### Recorded data ###

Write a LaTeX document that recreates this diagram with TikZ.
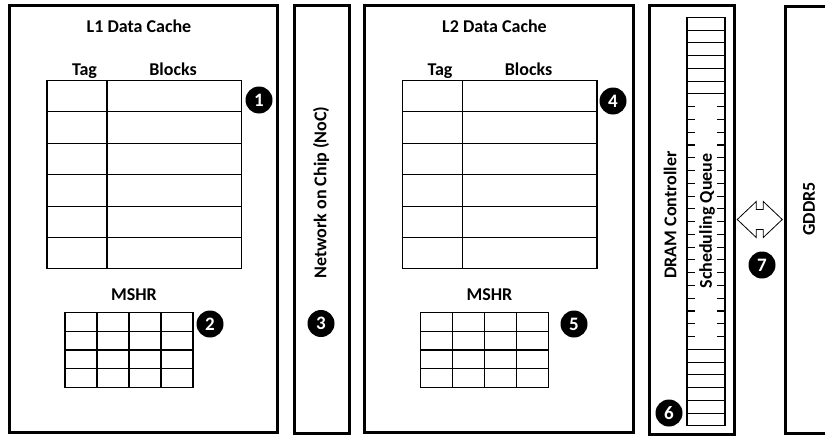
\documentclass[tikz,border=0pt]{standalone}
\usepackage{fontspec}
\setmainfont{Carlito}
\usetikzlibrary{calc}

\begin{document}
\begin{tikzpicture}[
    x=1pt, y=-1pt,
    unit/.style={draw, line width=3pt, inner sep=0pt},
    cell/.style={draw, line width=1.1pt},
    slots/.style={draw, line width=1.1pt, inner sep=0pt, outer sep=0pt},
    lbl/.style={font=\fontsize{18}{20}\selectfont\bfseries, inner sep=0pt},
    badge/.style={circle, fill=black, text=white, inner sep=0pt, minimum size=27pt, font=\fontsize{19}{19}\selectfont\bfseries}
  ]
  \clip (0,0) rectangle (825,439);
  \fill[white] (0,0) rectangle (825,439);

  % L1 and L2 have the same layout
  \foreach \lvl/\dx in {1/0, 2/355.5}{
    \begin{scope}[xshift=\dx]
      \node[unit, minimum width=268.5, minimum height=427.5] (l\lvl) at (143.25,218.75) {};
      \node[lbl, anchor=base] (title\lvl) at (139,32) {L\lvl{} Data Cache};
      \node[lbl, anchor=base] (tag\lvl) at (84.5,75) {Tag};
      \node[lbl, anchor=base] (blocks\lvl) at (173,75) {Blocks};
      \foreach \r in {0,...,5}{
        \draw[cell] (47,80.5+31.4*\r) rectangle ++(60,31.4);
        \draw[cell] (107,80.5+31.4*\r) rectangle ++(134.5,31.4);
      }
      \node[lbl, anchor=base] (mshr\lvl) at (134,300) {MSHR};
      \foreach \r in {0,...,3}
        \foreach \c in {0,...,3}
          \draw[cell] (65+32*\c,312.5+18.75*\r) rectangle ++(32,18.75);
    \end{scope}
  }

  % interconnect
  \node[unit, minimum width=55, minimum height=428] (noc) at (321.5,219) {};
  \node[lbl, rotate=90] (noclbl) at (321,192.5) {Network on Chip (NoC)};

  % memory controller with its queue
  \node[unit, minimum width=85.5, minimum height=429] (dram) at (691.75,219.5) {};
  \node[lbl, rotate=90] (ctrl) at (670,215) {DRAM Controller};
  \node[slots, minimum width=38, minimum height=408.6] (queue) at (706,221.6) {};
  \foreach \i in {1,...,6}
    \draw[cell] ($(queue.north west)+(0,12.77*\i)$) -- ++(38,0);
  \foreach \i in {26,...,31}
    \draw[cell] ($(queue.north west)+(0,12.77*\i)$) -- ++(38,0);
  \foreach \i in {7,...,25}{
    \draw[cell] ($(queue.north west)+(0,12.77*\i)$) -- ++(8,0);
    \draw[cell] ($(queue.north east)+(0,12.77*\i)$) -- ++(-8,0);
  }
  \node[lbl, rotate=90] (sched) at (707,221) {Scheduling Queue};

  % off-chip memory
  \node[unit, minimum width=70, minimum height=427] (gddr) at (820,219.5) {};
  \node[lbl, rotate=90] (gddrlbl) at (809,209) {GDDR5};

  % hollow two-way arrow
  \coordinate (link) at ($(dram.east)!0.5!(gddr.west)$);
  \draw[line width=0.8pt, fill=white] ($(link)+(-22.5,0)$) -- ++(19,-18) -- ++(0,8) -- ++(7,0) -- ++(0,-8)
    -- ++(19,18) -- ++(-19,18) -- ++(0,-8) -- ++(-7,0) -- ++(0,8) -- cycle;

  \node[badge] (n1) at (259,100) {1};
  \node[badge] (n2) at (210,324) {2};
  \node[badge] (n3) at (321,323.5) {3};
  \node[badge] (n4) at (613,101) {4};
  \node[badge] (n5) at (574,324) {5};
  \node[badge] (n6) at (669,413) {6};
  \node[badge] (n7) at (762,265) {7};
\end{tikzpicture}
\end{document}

###

**Given request**
In this exercise, set down all of the data exactly, without the pictures.

**Response below**
Write a LaTeX document that recreates this diagram with TikZ.
\documentclass[tikz,border=0pt]{standalone}
\usepackage{fontspec}
\setmainfont{Carlito}
\usetikzlibrary{calc}

\begin{document}
\begin{tikzpicture}[
    x=1pt, y=-1pt,
    unit/.style={draw, line width=3pt, inner sep=0pt},
    cell/.style={draw, line width=1.1pt},
    slots/.style={draw, line width=1.1pt, inner sep=0pt, outer sep=0pt},
    lbl/.style={font=\fontsize{18}{20}\selectfont\bfseries, inner sep=0pt},
    badge/.style={circle, fill=black, text=white, inner sep=0pt, minimum size=27pt, font=\fontsize{19}{19}\selectfont\bfseries}
  ]
  \clip (0,0) rectangle (825,439);
  \fill[white] (0,0) rectangle (825,439);

  % L1 and L2 have the same layout
  \foreach \lvl/\dx in {1/0, 2/355.5}{
    \begin{scope}[xshift=\dx]
      \node[unit, minimum width=268.5, minimum height=427.5] (l\lvl) at (143.25,218.75) {};
      \node[lbl, anchor=base] (title\lvl) at (139,32) {L\lvl{} Data Cache};
      \node[lbl, anchor=base] (tag\lvl) at (84.5,75) {Tag};
      \node[lbl, anchor=base] (blocks\lvl) at (173,75) {Blocks};
      \foreach \r in {0,...,5}{
        \draw[cell] (47,80.5+31.4*\r) rectangle ++(60,31.4);
        \draw[cell] (107,80.5+31.4*\r) rectangle ++(134.5,31.4);
      }
      \node[lbl, anchor=base] (mshr\lvl) at (134,300) {MSHR};
      \foreach \r in {0,...,3}
        \foreach \c in {0,...,3}
          \draw[cell] (65+32*\c,312.5+18.75*\r) rectangle ++(32,18.75);
    \end{scope}
  }

  % interconnect
  \node[unit, minimum width=55, minimum height=428] (noc) at (321.5,219) {};
  \node[lbl, rotate=90] (noclbl) at (321,192.5) {Network on Chip (NoC)};

  % memory controller with its queue
  \node[unit, minimum width=85.5, minimum height=429] (dram) at (691.75,219.5) {};
  \node[lbl, rotate=90] (ctrl) at (670,215) {DRAM Controller};
  \node[slots, minimum width=38, minimum height=408.6] (queue) at (706,221.6) {};
  \foreach \i in {1,...,6}
    \draw[cell] ($(queue.north west)+(0,12.77*\i)$) -- ++(38,0);
  \foreach \i in {26,...,31}
    \draw[cell] ($(queue.north west)+(0,12.77*\i)$) -- ++(38,0);
  \foreach \i in {7,...,25}{
    \draw[cell] ($(queue.north west)+(0,12.77*\i)$) -- ++(8,0);
    \draw[cell] ($(queue.north east)+(0,12.77*\i)$) -- ++(-8,0);
  }
  \node[lbl, rotate=90] (sched) at (707,221) {Scheduling Queue};

  % off-chip memory
  \node[unit, minimum width=70, minimum height=427] (gddr) at (820,219.5) {};
  \node[lbl, rotate=90] (gddrlbl) at (809,209) {GDDR5};

  % hollow two-way arrow
  \coordinate (link) at ($(dram.east)!0.5!(gddr.west)$);
  \draw[line width=0.8pt, fill=white] ($(link)+(-22.5,0)$) -- ++(19,-18) -- ++(0,8) -- ++(7,0) -- ++(0,-8)
    -- ++(19,18) -- ++(-19,18) -- ++(0,-8) -- ++(-7,0) -- ++(0,8) -- cycle;

  \node[badge] (n1) at (259,100) {1};
  \node[badge] (n2) at (210,324) {2};
  \node[badge] (n3) at (321,323.5) {3};
  \node[badge] (n4) at (613,101) {4};
  \node[badge] (n5) at (574,324) {5};
  \node[badge] (n6) at (669,413) {6};
  \node[badge] (n7) at (762,265) {7};
\end{tikzpicture}
\end{document}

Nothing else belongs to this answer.